--- start Source data ---
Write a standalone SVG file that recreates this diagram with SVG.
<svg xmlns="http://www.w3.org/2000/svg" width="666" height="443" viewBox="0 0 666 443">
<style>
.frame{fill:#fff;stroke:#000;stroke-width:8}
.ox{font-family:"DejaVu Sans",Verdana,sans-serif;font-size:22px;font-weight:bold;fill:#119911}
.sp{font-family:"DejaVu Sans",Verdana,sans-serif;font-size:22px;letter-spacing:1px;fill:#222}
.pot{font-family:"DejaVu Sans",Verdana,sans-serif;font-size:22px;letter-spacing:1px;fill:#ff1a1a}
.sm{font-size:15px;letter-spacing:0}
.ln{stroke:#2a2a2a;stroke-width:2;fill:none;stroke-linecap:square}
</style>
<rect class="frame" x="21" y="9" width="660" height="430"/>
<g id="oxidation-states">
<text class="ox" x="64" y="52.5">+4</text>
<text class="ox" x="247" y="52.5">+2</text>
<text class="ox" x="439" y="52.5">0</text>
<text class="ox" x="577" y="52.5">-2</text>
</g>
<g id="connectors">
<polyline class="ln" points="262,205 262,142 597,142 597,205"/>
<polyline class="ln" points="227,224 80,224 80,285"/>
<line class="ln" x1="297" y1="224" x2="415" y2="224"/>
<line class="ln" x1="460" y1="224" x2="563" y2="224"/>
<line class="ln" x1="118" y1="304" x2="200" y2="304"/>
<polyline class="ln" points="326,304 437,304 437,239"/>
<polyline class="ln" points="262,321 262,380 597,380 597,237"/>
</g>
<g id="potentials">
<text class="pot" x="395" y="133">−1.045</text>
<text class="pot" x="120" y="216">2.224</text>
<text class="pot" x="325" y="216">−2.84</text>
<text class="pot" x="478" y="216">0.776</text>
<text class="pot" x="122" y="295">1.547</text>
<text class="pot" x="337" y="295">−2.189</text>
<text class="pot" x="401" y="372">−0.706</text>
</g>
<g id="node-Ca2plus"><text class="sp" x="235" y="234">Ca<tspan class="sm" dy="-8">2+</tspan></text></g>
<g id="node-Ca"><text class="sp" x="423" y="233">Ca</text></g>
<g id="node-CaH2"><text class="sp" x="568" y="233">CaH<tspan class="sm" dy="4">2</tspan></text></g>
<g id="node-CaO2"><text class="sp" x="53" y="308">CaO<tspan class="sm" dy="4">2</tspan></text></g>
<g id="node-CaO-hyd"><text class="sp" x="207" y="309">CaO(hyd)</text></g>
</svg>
--- end Source data ---
*Exercise objective*: Set down the listing in full, keeping every word exactly as it is.

*Result of this task*:
Write a standalone SVG file that recreates this diagram with SVG.
<svg xmlns="http://www.w3.org/2000/svg" width="666" height="443" viewBox="0 0 666 443">
<style>
.frame{fill:#fff;stroke:#000;stroke-width:8}
.ox{font-family:"DejaVu Sans",Verdana,sans-serif;font-size:22px;font-weight:bold;fill:#119911}
.sp{font-family:"DejaVu Sans",Verdana,sans-serif;font-size:22px;letter-spacing:1px;fill:#222}
.pot{font-family:"DejaVu Sans",Verdana,sans-serif;font-size:22px;letter-spacing:1px;fill:#ff1a1a}
.sm{font-size:15px;letter-spacing:0}
.ln{stroke:#2a2a2a;stroke-width:2;fill:none;stroke-linecap:square}
</style>
<rect class="frame" x="21" y="9" width="660" height="430"/>
<g id="oxidation-states">
<text class="ox" x="64" y="52.5">+4</text>
<text class="ox" x="247" y="52.5">+2</text>
<text class="ox" x="439" y="52.5">0</text>
<text class="ox" x="577" y="52.5">-2</text>
</g>
<g id="connectors">
<polyline class="ln" points="262,205 262,142 597,142 597,205"/>
<polyline class="ln" points="227,224 80,224 80,285"/>
<line class="ln" x1="297" y1="224" x2="415" y2="224"/>
<line class="ln" x1="460" y1="224" x2="563" y2="224"/>
<line class="ln" x1="118" y1="304" x2="200" y2="304"/>
<polyline class="ln" points="326,304 437,304 437,239"/>
<polyline class="ln" points="262,321 262,380 597,380 597,237"/>
</g>
<g id="potentials">
<text class="pot" x="395" y="133">−1.045</text>
<text class="pot" x="120" y="216">2.224</text>
<text class="pot" x="325" y="216">−2.84</text>
<text class="pot" x="478" y="216">0.776</text>
<text class="pot" x="122" y="295">1.547</text>
<text class="pot" x="337" y="295">−2.189</text>
<text class="pot" x="401" y="372">−0.706</text>
</g>
<g id="node-Ca2plus"><text class="sp" x="235" y="234">Ca<tspan class="sm" dy="-8">2+</tspan></text></g>
<g id="node-Ca"><text class="sp" x="423" y="233">Ca</text></g>
<g id="node-CaH2"><text class="sp" x="568" y="233">CaH<tspan class="sm" dy="4">2</tspan></text></g>
<g id="node-CaO2"><text class="sp" x="53" y="308">CaO<tspan class="sm" dy="4">2</tspan></text></g>
<g id="node-CaO-hyd"><text class="sp" x="207" y="309">CaO(hyd)</text></g>
</svg>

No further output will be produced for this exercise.